BD with a history of a suicide attempt

Our finding of increased MDD genetic load in BD patients with a history of suicide attempts is consistent with a recent study that included both of the Mayo Clinic and GAIN data, which showed that genetic risk factors for MDD increase the risk for suicide trans-diagnostically54. BD with a history of suicide attempt having a higher MDD genetic liability is consistent with the clinical observation that suicide attempts are most common during major depressive episodes or mixed states and rare during manic episodes or while euthymic63,64. Interestingly, even after adjusting for MDD PRS, we also found that genetic liability for anhedonia is marginally associated with suicide, suggesting that anhedonia may be a particularly relevant factor contributing to suicidality, compared to other components that comprise the MDD syndrome. This is consistent with findings from non-genetic studies, which found that association of anhedonia with suicidality is independent of the association with depression and psychotic features65.

Methodological limitations

The PRSs used in this study are based on data from previously published large scale investigations and are limited by the diagnostic accuracy, recruitment criteria, and methodology of previous studies. The most recent PGC study of BD33 included the cases and controls from the GAIN and Mayo Clinic samples. Sample overlap of testing datasets with training data can create substantial biases in PRS analyses. However, here we studied genetic differences within cases and thus, the sample overlap is not expected to bias our results, because there should be little correlation between case–control status used to build the training models and the within-case sub-phenotypes. However, this is an open research question and requires further methodological study. Thus caution is needed with respect to any interpretation in associations of BD-PRS with sub-phenotypes.
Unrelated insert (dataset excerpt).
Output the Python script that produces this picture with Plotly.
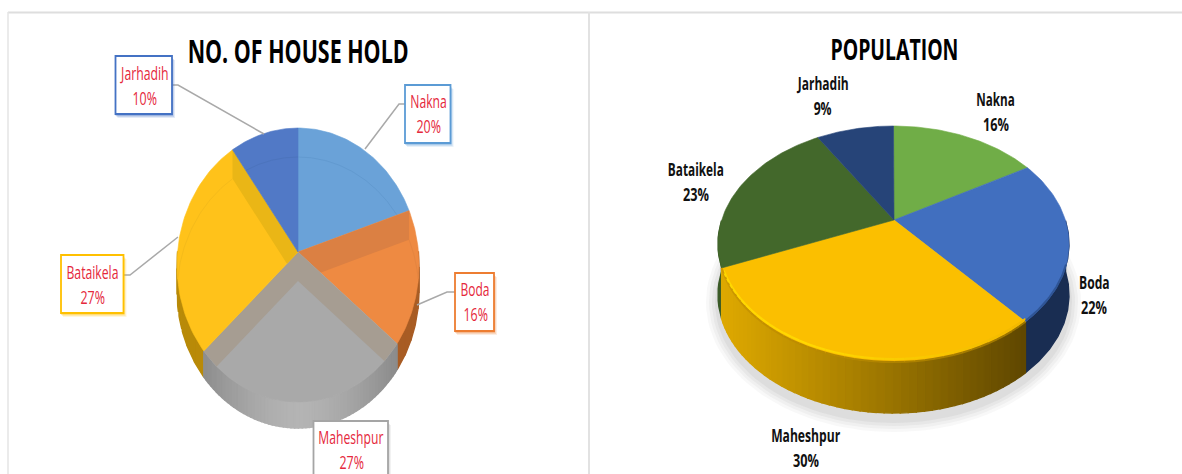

Also, because sample sizes in training GWASs vary, the power to detect PRS associations with sub-phenotypes in our analyses was not uniform.

Another limitation is the cross-sectional data collection using SCIDs and patient questionnaires and does not consider developmental trajectories of psychopathology over time. The data also lacks the number, duration, and severity of major depressive and manic episodes to more precisely map the clinical picture onto the PRS profile. Furthermore, sub-phenotypes such as rapid cycling and psychosis could be substance-induced but was not assessed in this study. Finally, it is important to note that no PRS explained a large amount of variation in our analysis. Thus, while the associations identified in this study provide evidence of genetic differences that may underlie clinical subtypes of BD, these PRSs cannot yet be used for purposes of personalized psychiatry.


Our findings contribute to the understanding of the underlying genetic causes of clinical heterogeneity of BD and of comorbidity between BD and other major psychiatric conditions. We find evidence that psychopathologic components of BD, including psychotic symptoms, rapid cycling, and suicidal behavior are linked to the PRSs for related disorders including schizophrenia, ADHD, and MDD, respectively. Finally, larger studies are needed to more precisely map genetic risk factors to clinical sub-phenotypes. Harmonization of sub-phenotypes across studies is a well-recognized challenge. Nevertheless, such efforts are critical in helping to classify psychiatric disorders more accurately and identify risk of suicide, psychosis, and other adverse outcomes in patients.